Der Wechsel im Sommer 2017 geriet allerdings zu einer Hängepartie. Gosens überwarf sich mit seinem damaligen Berater, von dem er sich über den Tisch gezogen fühlte. Als der Transfer deswegen zu scheitern drohte, rief Atalantas Sportdirektor direkt an. „Ich habe hundertmal ‚ciao’ verstanden, ansonsten aber nur Bahnhof", berichtete Gosens kürzlich dem „Kicker" über das Telefonat, das sein Leben verändern sollte. Die Frau des Sportdirektors sprang letztlich ein, übersetzte und lud Gosens ein. Nach einer Stippvisite in Bergamo war die Sache geklärt und der Vertrag unterschrieben. In seinem nunmehr dritten Jahr in Bergamo ist Gosens längst heimisch geworden, spricht fließend Italienisch und hat das „Dolce Vita" schätzen gelernt. Es zieht ihn gar nicht weg aus der 120.000 Einwohner zählenden Stadt in der Lombardei, und doch hätte er ihr im vergangenen Sommer beinahe den Rücken gekehrt und wäre bei seinem Lieblingsverein gelandet. Doch Schalke 04 und Atalanta kamen in Sachen Ablösesumme auf keinen gemeinsamen Nenner. Aber das nächste Transferfenster kommt bestimmt.
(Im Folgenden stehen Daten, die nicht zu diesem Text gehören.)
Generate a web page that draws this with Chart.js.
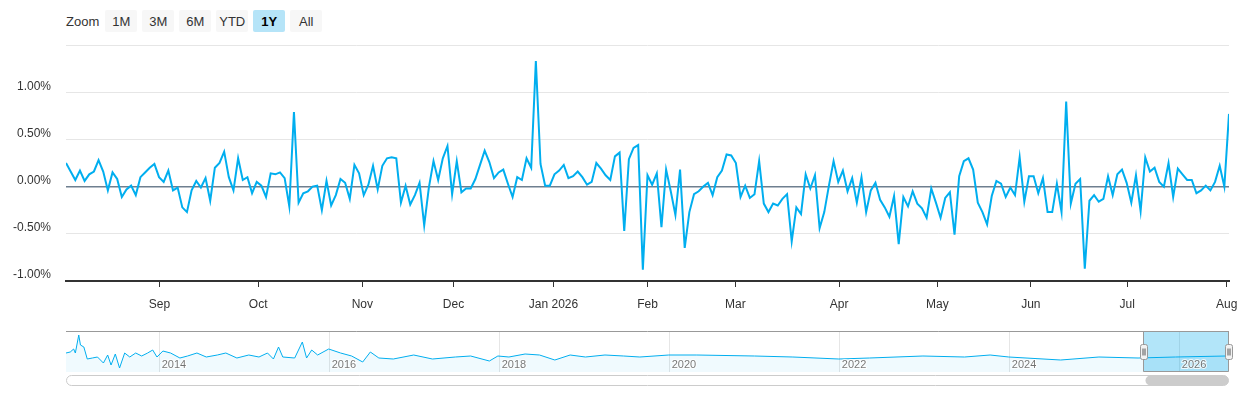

Maximilian Philipp ist in Russland ein Star
Welch befreiende Wirkung ein Vereinswechsel haben kann, weiß Maximilian Philipp nur zu gut. Der gebürtige Berliner scheint sein Glück bei Dynamo Moskau gefunden zu haben. Im Gepäck hatte der 25-Jährige zwei wenig erquickliche Jahre bei Borussia Dortmund. Für die 20 Millionen Euro, die der BVB für Philipp an den SC Freiburg überwiesen hatte, hatte man sich im Ruhrgebiet etwas mehr erhofft. Philipp war häufig verletzt, verbrachte viel Zeit auf der Bank oder der Tribüne, und wenn er denn mal spielte, blieb er oftmals blass. Entsprechend froh waren sie in Dortmund, dass Dynamo Moskau tatsächlich bereit war, jene 20 Millionen Euro zu bezahlen, die sie einst selbst hinblättern mussten.
Und es ließ sich gut an in der russischen Hauptstadt, in der übrigens auch die Weltmeister André Schürrle (Spartak) und Benedikt Höwedes (Lok) ihrem Beruf nachgehen. Zwei Tore erzielte Philipp in den ersten beiden Spielen, ehe ihn eine Formkrise den Stammplatz kostete. Doch längst ist der U21-Europameister von 2017 wieder in der Spur, er hat die beste Torquote der Premier Liga und spätestens seit seinem Doppelpack beim 2:1-Erfolg gegen den ungeliebten Nachbarn Lok einen festen Platz im Herzen der Fans.